Your website should be intuitive and easy-to-use.
Remember, a website is an extension of your computer. It must serve a logical purpose and perform its responsibility – not just look flashy or expensive.
Your website should perform a useful service.
One of the best reasons to build a website is to give your customers more customer service. Find out what they need and give them access to it on the Internet. You can save time and money.
Your website should be accessible and cross-platform compatible.
This part is simple but one of the most common errors on websites. Test your website on all versions of all browsers on Mac’s and PC’s. Test it with a 14.4 modem! Make sure visitors with physical impairments can access your information.

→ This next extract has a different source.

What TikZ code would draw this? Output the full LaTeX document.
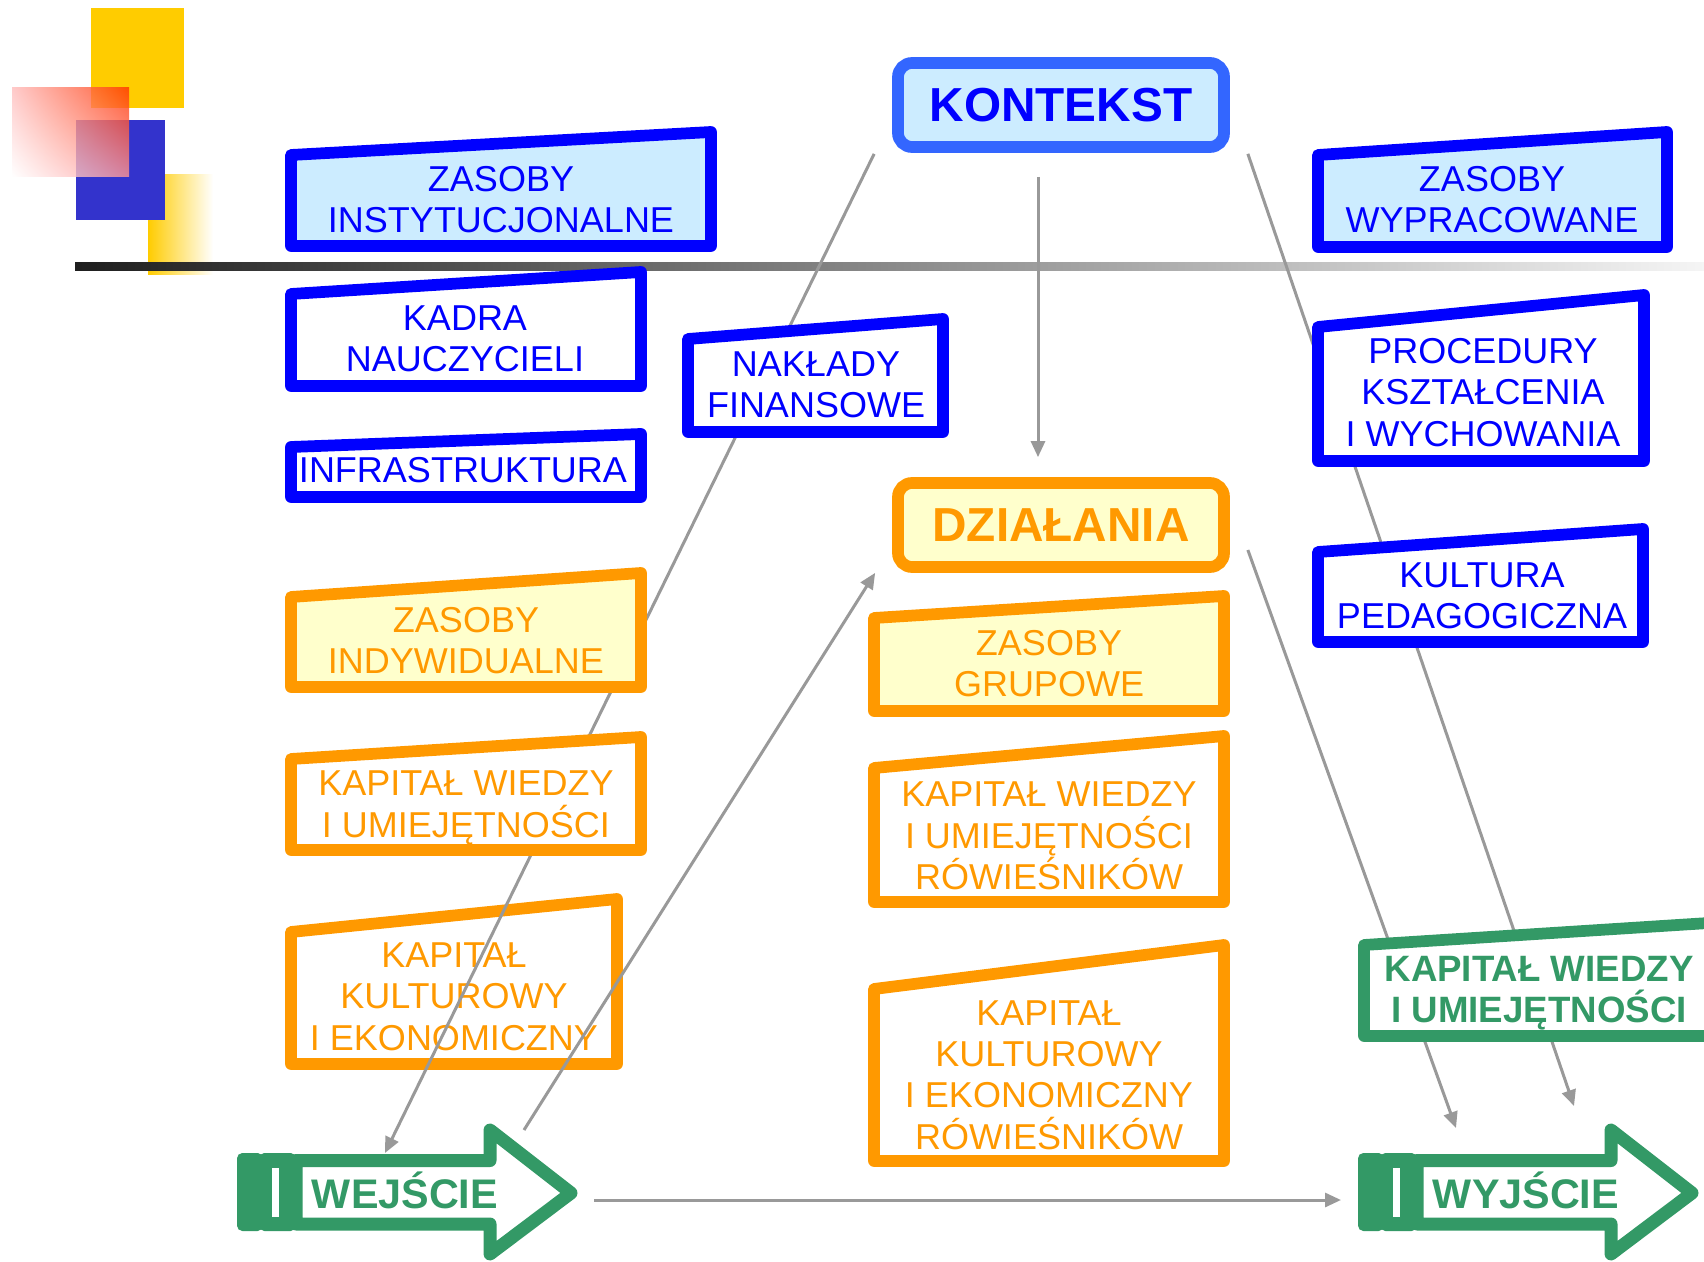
\documentclass[tikz,border=0pt]{standalone}
\usepackage{fontspec}
\setmainfont{Liberation Sans}
\usepackage{tikz}
\usetikzlibrary{arrows.meta,calc,shadings}

\tikzset{
  bluebox/.style={draw={rgb, 255:red, 0; green, 0; blue, 255 }, line width=8.8, line join=round},
  orangebox/.style={draw={rgb, 255:red, 255; green, 153; blue, 0 }, line width=8.8, line join=round},
  greenbox/.style={draw={rgb, 255:red, 51; green, 153; blue, 102 }, line width=8.8, line join=round},
  greenfill/.style={fill={rgb, 255:red, 51; green, 153; blue, 102 }},
  bluetxt/.style={text={rgb, 255:red, 0; green, 0; blue, 255 }, align=center, inner sep=0, font=\fontsize{27}{31}\selectfont},
  orangetxt/.style={text={rgb, 255:red, 255; green, 153; blue, 0 }, align=center, inner sep=0, font=\fontsize{27}{31}\selectfont},
  greentxt/.style={text={rgb, 255:red, 51; green, 153; blue, 102 }, align=center, inner sep=0, font=\bfseries\fontsize{27.5}{31}\selectfont},
  headbox/.style={line width=8.8, rounded corners=10.5, minimum width=244.5, minimum height=63, inner sep=0, font=\bfseries\fontsize{35.8}{40}\selectfont},
  link/.style={draw={rgb, 255:red, 153; green, 153; blue, 153 }, line width=2.25, -{Triangle[length=12pt,width=10.5pt]}},
}

\begin{document}
\begin{tikzpicture}[x=0.75pt,y=0.75pt,yscale=-1,xscale=1]
\useasboundingbox (0,0) rectangle (1704,1262);
\clip (0,0) rectangle (1704,1262);

%Shape: Rectangle (yellow fade)
\shade [left color={rgb, 255:red, 255; green, 204; blue, 0 }, right color=white] (148,175) rectangle (213,275) ;
%Shape: Rectangle (yellow)
\fill [fill={rgb, 255:red, 255; green, 204; blue, 0 }] (91,8) rectangle (184,108) ;
%Shape: Rectangle (blue)
\fill [fill={rgb, 255:red, 51; green, 51; blue, 204 }] (76,120) rectangle (165,220) ;
%Shape: Rectangle (red fade)
\shade [opacity=0.8, upper right={rgb, 255:red, 255; green, 51; blue, 0 }, upper left={rgb, 255:red, 255; green, 190; blue, 190 }, lower right={rgb, 255:red, 255; green, 150; blue, 150 }, lower left=white] (12,88) rectangle (129,177) ;
%Straight Lines (rule)
\shade [left color=black!88, right color=black!4] (75,263) rectangle (1704,271) ;

%Heads
\node (kontekst) at (1061,105) [headbox, draw={rgb, 255:red, 51; green, 102; blue, 255 }, fill={rgb, 255:red, 204; green, 236; blue, 255 }, text={rgb, 255:red, 0; green, 0; blue, 255 }] {KONTEKST};
\node (dzialania) at (1061,525) [headbox, draw={rgb, 255:red, 255; green, 153; blue, 0 }, fill={rgb, 255:red, 255; green, 255; blue, 204 }, text={rgb, 255:red, 255; green, 153; blue, 0 }] {DZIAŁANIA};

%Shape: Right Arrow (in)
\fill [greenfill, rounded corners=4] (237,1153) rectangle (263,1231) ;
\fill [greenfill, rounded corners=4] (259,1153) rectangle (296,1231) ;
\fill [white] (272,1168) rectangle (279,1217) ;
\draw [greenbox, line width=9.75, fill=white] (296,1160.5) -- (490,1160.5) -- (490,1130) -- (571,1193) -- (490,1254) -- (490,1224) -- (296,1224) -- cycle ;
\node (wejscie) at (405,1190) [greentxt, font=\bfseries\fontsize{31}{36}\selectfont] {WEJŚCIE};

%Shape: Right Arrow (out)
\fill [greenfill, rounded corners=4] (1358,1153) rectangle (1384,1231) ;
\fill [greenfill, rounded corners=4] (1380,1153) rectangle (1417,1231) ;
\fill [white] (1393,1168) rectangle (1400,1217) ;
\draw [greenbox, line width=9.75, fill=white] (1417,1160.5) -- (1611,1160.5) -- (1611,1130) -- (1692,1193) -- (1611,1254) -- (1611,1224) -- (1417,1224) -- cycle ;
\node (wyjscie) at (1526,1190) [greentxt, font=\bfseries\fontsize{31}{36}\selectfont] {WYJŚCIE};

%Shape: Box under the links
\draw [orangebox, fill=white] (291,932) -- (617,899) -- (617,1064) -- (291,1064) -- cycle ;
\node (kapkultur) at (454,996.5) [orangetxt] {KAPITAŁ\\KULTUROWY\\I EKONOMICZNY};

%Straight Lines
\draw [link] ($(kontekst.south west)+(-18,1)$) -- ($(wejscie.center)+(-20,-37)$) ;
\draw [link] ($(wejscie.center)+(119,-60)$) -- ($(dzialania.south west)+(-17,0)$) ;
\draw [link] ($(kontekst.south)+(-23,24)$) -- ($(dzialania.north)+(-23,-20)$) ;
\draw [link] ($(kontekst.south east)+(18,1)$) -- ($(wyjscie.center)+(48,-84)$) ;
\draw [link] ($(dzialania.east)+(18,25)$) -- ($(wyjscie.center)+(-70,-62)$) ;
\draw [link] ($(wejscie.center)+(189,10)$) -- ($(wyjscie.center)+(-185,10)$) ;

%Shape: Left column
\draw [bluebox, fill={rgb, 255:red, 204; green, 236; blue, 255 }] (291,155) -- (711,132) -- (711,246) -- (291,246) -- cycle ;
\node (zasobyinst) at (501,199.5) [bluetxt] {ZASOBY\\INSTYTUCJONALNE};
\draw [bluebox, fill=white] (291,294) -- (641,272) -- (641,386) -- (291,386) -- cycle ;
\node (kadra) at (465,338.5) [bluetxt] {KADRA\\NAUCZYCIELI};
\draw [bluebox, fill=white] (291,447) -- (641,434) -- (641,497) -- (291,497) -- cycle ;
\node (infra) at (463,470) [bluetxt] {INFRASTRUKTURA};
\draw [bluebox, fill=white] (688,339) -- (943,319) -- (943,432) -- (688,432) -- cycle ;
\node (naklady) at (816,385) [bluetxt] {NAKŁADY\\FINANSOWE};
\draw [orangebox, fill={rgb, 255:red, 255; green, 255; blue, 204 }] (291,597) -- (641,573) -- (641,687) -- (291,687) -- cycle ;
\node (zasobyind) at (466,640.5) [orangetxt] {ZASOBY\\INDYWIDUALNE};
\draw [orangebox, fill=white] (291,759) -- (641,737) -- (641,850) -- (291,850) -- cycle ;
\node (kapwiedzy) at (466,808) [orangetxt] {KAPITAŁ WIEDZY\\I UMIEJĘTNOŚCI};

%Shape: Middle column
\draw [orangebox, fill={rgb, 255:red, 255; green, 255; blue, 204 }] (874,618) -- (1224,596) -- (1224,711) -- (874,711) -- cycle ;
\node (zasobygrup) at (1049,663.5) [orangetxt] {ZASOBY\\GRUPOWE};
\draw [orangebox, fill=white] (874,768) -- (1224,736) -- (1224,902) -- (874,902) -- cycle ;
\node (kapwiedzyrow) at (1049,836) [orangetxt] {KAPITAŁ WIEDZY\\I UMIEJĘTNOŚCI\\RÓWIEŚNIKÓW};
\draw [orangebox, fill=white] (874,989) -- (1224,945) -- (1224,1161) -- (874,1161) -- cycle ;
\node (kapkulturrow) at (1049,1075) [orangetxt] {KAPITAŁ\\KULTUROWY\\I EKONOMICZNY\\RÓWIEŚNIKÓW};

%Shape: Right column
\draw [bluebox, fill={rgb, 255:red, 204; green, 236; blue, 255 }] (1318,155) -- (1667,132) -- (1667,247) -- (1318,247) -- cycle ;
\node (zasobywyp) at (1492,199.5) [bluetxt] {ZASOBY\\WYPRACOWANE};
\draw [bluebox, fill=white] (1318,327) -- (1644,295) -- (1644,461) -- (1318,461) -- cycle ;
\node (procedury) at (1483,392.5) [bluetxt] {PROCEDURY\\KSZTAŁCENIA\\I WYCHOWANIA};
\draw [bluebox, fill=white] (1318,552) -- (1643,529) -- (1643,642) -- (1318,642) -- cycle ;
\node (kultura) at (1482,596) [bluetxt] {KULTURA\\PEDAGOGICZNA};
\draw [greenbox, fill=white] (1364,945) -- (1740,921) -- (1740,1036) -- (1364,1036) -- cycle ;
\node (kapwynik) at (1539,993) [greentxt] {KAPITAŁ WIEDZY\\I UMIEJĘTNOŚCI};

\end{tikzpicture}
\end{document}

Your website must be secure.
If you are asking your customers to provide personal information or if you are processing credit card transactions online, your site must be secure.
Your website must be up-to-date.
Why should your visitors return? Because you’re constantly providing new information!
How does Good Internet Citizenship contribute to your bottom line?
1) Websites which are Good Internet Citizens get special treatment from directory editors at Yahoo!, LookSmart, and Open Directory, the three most important website directories on the Internet. The special treatment translates into more search wins for more keywords.
2) Websites which are Good Internet Citizens get lots of links back to them from other websites.
Believe it or not, Google’s search engine algorythm is built around the concept of Internet citizenship, though they don’t articulate it in the same way. Google’s term is “popularity”, which calculates the number and quality of websites linked back to yours. If your website is a useful resource, Google figures, than other websites will link to it.
Google is not alone in calculating the number of sites linked to yours and factoring that information into their search ranking algorythm. AskJeeves.com and Teoma also factor something akin to popularity into their search results.
And of course, all those links back to your website give web users more chances to find your website.